Sunday, February 16, 2014

Best Picture Winners 1950 -1954


1950 - The winner was All About Eve, and the other nominees were Born Yesterday, Father of the Bride, King Solomon's Mines and Sunset Blvd. B pictures for years to come would be thankful to King Solomon for supplying location footage to steal. FotB and BY provide excellent show cases for Judy Holiday and Elizabeth Taylor, respectively. But Sunset is the film that is arguably better than Eve. But they're both great, so this was a good pick by the Academy.

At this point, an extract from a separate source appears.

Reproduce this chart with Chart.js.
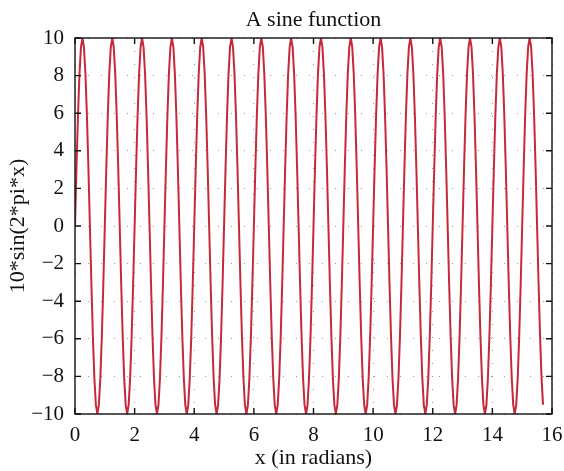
<!DOCTYPE html>
<html>
<head>
<meta charset="utf-8">
<script src="https://cdn.jsdelivr.net/npm/chart.js@4/dist/chart.umd.min.js"></script>
<style>
  html, body { margin: 0; padding: 0; background: #fff; }
  #wrap { width: 564px; height: 471px; }
</style>
</head>
<body>
<div id="wrap"><canvas id="chart-area" width="564" height="471"></canvas></div>
<script>
// samples of the curve, x in radians
var xValues = [
  0, 0.05, 0.1, 0.15, 0.2, 0.25, 0.3, 0.35, 0.4, 0.45, 0.5, 0.55, 0.6, 0.65, 0.7, 0.75, 0.8, 0.85, 0.9, 0.95,
  1, 1.05, 1.1, 1.15, 1.2, 1.25, 1.3, 1.35, 1.4, 1.45, 1.5, 1.55, 1.6, 1.65, 1.7, 1.75, 1.8, 1.85, 1.9, 1.95,
  2, 2.05, 2.1, 2.15, 2.2, 2.25, 2.3, 2.35, 2.4, 2.45, 2.5, 2.55, 2.6, 2.65, 2.7, 2.75, 2.8, 2.85, 2.9, 2.95,
  3, 3.05, 3.1, 3.15, 3.2, 3.25, 3.3, 3.35, 3.4, 3.45, 3.5, 3.55, 3.6, 3.65, 3.7, 3.75, 3.8, 3.85, 3.9, 3.95,
  4, 4.05, 4.1, 4.15, 4.2, 4.25, 4.3, 4.35, 4.4, 4.45, 4.5, 4.55, 4.6, 4.65, 4.7, 4.75, 4.8, 4.85, 4.9, 4.95,
  5, 5.05, 5.1, 5.15, 5.2, 5.25, 5.3, 5.35, 5.4, 5.45, 5.5, 5.55, 5.6, 5.65, 5.7, 5.75, 5.8, 5.85, 5.9, 5.95,
  6, 6.05, 6.1, 6.15, 6.2, 6.25, 6.3, 6.35, 6.4, 6.45, 6.5, 6.55, 6.6, 6.65, 6.7, 6.75, 6.8, 6.85, 6.9, 6.95,
  7, 7.05, 7.1, 7.15, 7.2, 7.25, 7.3, 7.35, 7.4, 7.45, 7.5, 7.55, 7.6, 7.65, 7.7, 7.75, 7.8, 7.85, 7.9, 7.95,
  8, 8.05, 8.1, 8.15, 8.2, 8.25, 8.3, 8.35, 8.4, 8.45, 8.5, 8.55, 8.6, 8.65, 8.7, 8.75, 8.8, 8.85, 8.9, 8.95,
  9, 9.05, 9.1, 9.15, 9.2, 9.25, 9.3, 9.35, 9.4, 9.45, 9.5, 9.55, 9.6, 9.65, 9.7, 9.75, 9.8, 9.85, 9.9, 9.95,
  10, 10.05, 10.1, 10.15, 10.2, 10.25, 10.3, 10.35, 10.4, 10.45, 10.5, 10.55, 10.6, 10.65, 10.7, 10.75, 10.8, 10.85, 10.9, 10.95,
  11, 11.05, 11.1, 11.15, 11.2, 11.25, 11.3, 11.35, 11.4, 11.45, 11.5, 11.55, 11.6, 11.65, 11.7, 11.75, 11.8, 11.85, 11.9, 11.95,
  12, 12.05, 12.1, 12.15, 12.2, 12.25, 12.3, 12.35, 12.4, 12.45, 12.5, 12.55, 12.6, 12.65, 12.7, 12.75, 12.8, 12.85, 12.9, 12.95,
  13, 13.05, 13.1, 13.15, 13.2, 13.25, 13.3, 13.35, 13.4, 13.45, 13.5, 13.55, 13.6, 13.65, 13.7, 13.75, 13.8, 13.85, 13.9, 13.95,
  14, 14.05, 14.1, 14.15, 14.2, 14.25, 14.3, 14.35, 14.4, 14.45, 14.5, 14.55, 14.6, 14.65, 14.7, 14.75, 14.8, 14.85, 14.9, 14.95,
  15, 15.05, 15.1, 15.15, 15.2, 15.25, 15.3, 15.35, 15.4, 15.45, 15.5, 15.55, 15.6, 15.65, 15.7
];

var yValues = [
  0, 3.09, 5.88, 8.09, 9.51, 10, 9.51, 8.09, 5.88, 3.09, 0, -3.09, -5.88, -8.09, -9.51, -10, -9.51, -8.09, -5.88, -3.09,
  0, 3.09, 5.88, 8.09, 9.51, 10, 9.51, 8.09, 5.88, 3.09, 0, -3.09, -5.88, -8.09, -9.51, -10, -9.51, -8.09, -5.88, -3.09,
  0, 3.09, 5.88, 8.09, 9.51, 10, 9.51, 8.09, 5.88, 3.09, 0, -3.09, -5.88, -8.09, -9.51, -10, -9.51, -8.09, -5.88, -3.09,
  0, 3.09, 5.88, 8.09, 9.51, 10, 9.51, 8.09, 5.88, 3.09, 0, -3.09, -5.88, -8.09, -9.51, -10, -9.51, -8.09, -5.88, -3.09,
  0, 3.09, 5.88, 8.09, 9.51, 10, 9.51, 8.09, 5.88, 3.09, 0, -3.09, -5.88, -8.09, -9.51, -10, -9.51, -8.09, -5.88, -3.09,
  0, 3.09, 5.88, 8.09, 9.51, 10, 9.51, 8.09, 5.88, 3.09, 0, -3.09, -5.88, -8.09, -9.51, -10, -9.51, -8.09, -5.88, -3.09,
  0, 3.09, 5.88, 8.09, 9.51, 10, 9.51, 8.09, 5.88, 3.09, 0, -3.09, -5.88, -8.09, -9.51, -10, -9.51, -8.09, -5.88, -3.09,
  0, 3.09, 5.88, 8.09, 9.51, 10, 9.51, 8.09, 5.88, 3.09, 0, -3.09, -5.88, -8.09, -9.51, -10, -9.51, -8.09, -5.88, -3.09,
  0, 3.09, 5.88, 8.09, 9.51, 10, 9.51, 8.09, 5.88, 3.09, 0, -3.09, -5.88, -8.09, -9.51, -10, -9.51, -8.09, -5.88, -3.09,
  0, 3.09, 5.88, 8.09, 9.51, 10, 9.51, 8.09, 5.88, 3.09, 0, -3.09, -5.88, -8.09, -9.51, -10, -9.51, -8.09, -5.88, -3.09,
  0, 3.09, 5.88, 8.09, 9.51, 10, 9.51, 8.09, 5.88, 3.09, 0, -3.09, -5.88, -8.09, -9.51, -10, -9.51, -8.09, -5.88, -3.09,
  0, 3.09, 5.88, 8.09, 9.51, 10, 9.51, 8.09, 5.88, 3.09, 0, -3.09, -5.88, -8.09, -9.51, -10, -9.51, -8.09, -5.88, -3.09,
  0, 3.09, 5.88, 8.09, 9.51, 10, 9.51, 8.09, 5.88, 3.09, 0, -3.09, -5.88, -8.09, -9.51, -10, -9.51, -8.09, -5.88, -3.09,
  0, 3.09, 5.88, 8.09, 9.51, 10, 9.51, 8.09, 5.88, 3.09, 0, -3.09, -5.88, -8.09, -9.51, -10, -9.51, -8.09, -5.88, -3.09,
  0, 3.09, 5.88, 8.09, 9.51, 10, 9.51, 8.09, 5.88, 3.09, 0, -3.09, -5.88, -8.09, -9.51, -10, -9.51, -8.09, -5.88, -3.09,
  0, 3.09, 5.88, 8.09, 9.51, 10, 9.51, 8.09, 5.88, 3.09, 0, -3.09, -5.88, -8.09, -9.51
];

var xTicks = [0, 2, 4, 6, 8, 10, 12, 14, 16];
var yTicks = [-10, -8, -6, -4, -2, 0, 2, 4, 6, 8, 10];

var points = xValues.map(function (x, i) { return { x: x, y: yValues[i] }; });

var serif = '"Liberation Serif", "DejaVu Serif", serif';

function minus(v) { return String(v).replace('-', '\u2212'); }

// black box with inward ticks on all four sides
var framePlugin = {
  id: 'frame',
  afterDraw: function (chart) {
    var c = chart.ctx, a = chart.chartArea;
    var xs = chart.scales.x, ys = chart.scales.y;
    var len = 6;
    c.save();
    c.strokeStyle = '#111';
    c.lineWidth = 1.4;
    c.strokeRect(a.left, a.top, a.right - a.left, a.bottom - a.top);
    c.beginPath();
    xTicks.forEach(function (t) {
      var px = xs.getPixelForValue(t);
      c.moveTo(px, a.bottom); c.lineTo(px, a.bottom - len);
      c.moveTo(px, a.top); c.lineTo(px, a.top + len);
    });
    yTicks.forEach(function (t) {
      var py = ys.getPixelForValue(t);
      c.moveTo(a.left, py); c.lineTo(a.left + len, py);
      c.moveTo(a.right, py); c.lineTo(a.right - len, py);
    });
    c.stroke();
    c.restore();
  }
};

var config = {
  type: 'line',
  data: {
    datasets: [{
      data: points,
      borderColor: '#c42a3c',
      borderWidth: 2,
      pointRadius: 0,
      tension: 0,
      fill: false
    }]
  },
  options: {
    responsive: false,
    animation: false,
    layout: { padding: { left: 0, right: 12, top: 0, bottom: 0 } },
    plugins: {
      legend: { display: false },
      tooltip: { enabled: false },
      title: { display: false }
    },
    scales: {
      // top axis only carries the chart title, centred over the plot box
      top: {
        type: 'linear',
        position: 'top',
        min: 0,
        max: 16,
        afterFit: function (s) { s.height = 38; s.paddingLeft = 0; s.paddingRight = 0; },
        grid: { display: false },
        border: { display: false },
        ticks: { display: false },
        title: {
          display: true,
          text: 'A sine function',
          color: '#111',
          font: { family: serif, size: 22 },
          padding: { top: 7, bottom: 0 }
        }
      },
      x: {
        type: 'linear',
        min: 0,
        max: 16,
        afterBuildTicks: function (s) { s.ticks = xTicks.map(function (v) { return { value: v }; }); },
        afterFit: function (s) { s.height = 57; s.paddingLeft = 0; s.paddingRight = 0; },
        grid: { color: '#999', lineWidth: 1, drawTicks: false },
        border: { display: false, dash: [1, 12] },
        ticks: {
          color: '#111',
          padding: 9,
          maxRotation: 0,
          font: { family: serif, size: 21 },
          callback: function (v) { return minus(v); }
        },
        title: {
          display: true,
          text: 'x (in radians)',
          color: '#111',
          font: { family: serif, size: 22 },
          padding: { top: 0, bottom: 0 }
        }
      },
      y: {
        min: -10,
        max: 10,
        afterBuildTicks: function (s) { s.ticks = yTicks.map(function (v) { return { value: v }; }); },
        afterFit: function (s) { s.width = 75; },
        grid: { color: '#999', lineWidth: 1, drawTicks: false },
        border: { display: false, dash: [1, 12] },
        ticks: {
          color: '#111',
          padding: 11,
          font: { family: serif, size: 21 },
          callback: function (v) { return minus(v); }
        },
        title: {
          display: true,
          text: '10*sin(2*pi*x)',
          color: '#111',
          font: { family: serif, size: 22 },
          padding: { top: 5, bottom: 0 }
        }
      }
    }
  },
  plugins: [framePlugin]
};

window.onload = function () {
  var ctx = document.getElementById('chart-area').getContext('2d');
  window.myLine = new Chart(ctx, config);
};
</script>
</body>
</html>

1951 - The winner was An American in Paris and the other nominees were Decision Before Dawn, A Place in the Sun, Quo Vadis and Streetcar Named Desire. I'm a big fan of Gene Kelly musicals, but Paris is not nearly as fun as Singin' in the Rain or On the Town, or even lesser films like The Pirate and Take Me Out to the Ballgame. Of the nominees, Streetcar probably deserved to win just for introducing the method acting of Brando to the screen. The real scandal was the films not even nominated that year: The African Queen, Strangers on a Train, Scrooge and The Day the Earth Stood Still.

1952 - The Greatest Show on Earth won and is often correctly cited as one of the worst Oscar picks. The hokey circus tale hasn't held up well, but nominees Ivanhoe and Moulin Rouge haven't held up particularly well either. Most say nominee High Noon should have won, but I would have gone with nominee The Quiet Man.

1953 - The winner was From Here to Eternity and the other nominees were Julius Caesar, The Robe, Roman Holiday and Shane. A decent Best Picture choice.

1954 - The winner was On the Waterfront, and the other nominees were The Caine Mutiny, The Country Girl, Seven Brides for Seven Brothers and Three Coins in the Fountain. I love Seven Brides, but it has its weak patches. Three Coins is pretty bad. This was an another decent best choice. (But the best film made this year was Hitchcock's Rear Window.)

So for this stretch, 3 out of 5 weren't bad.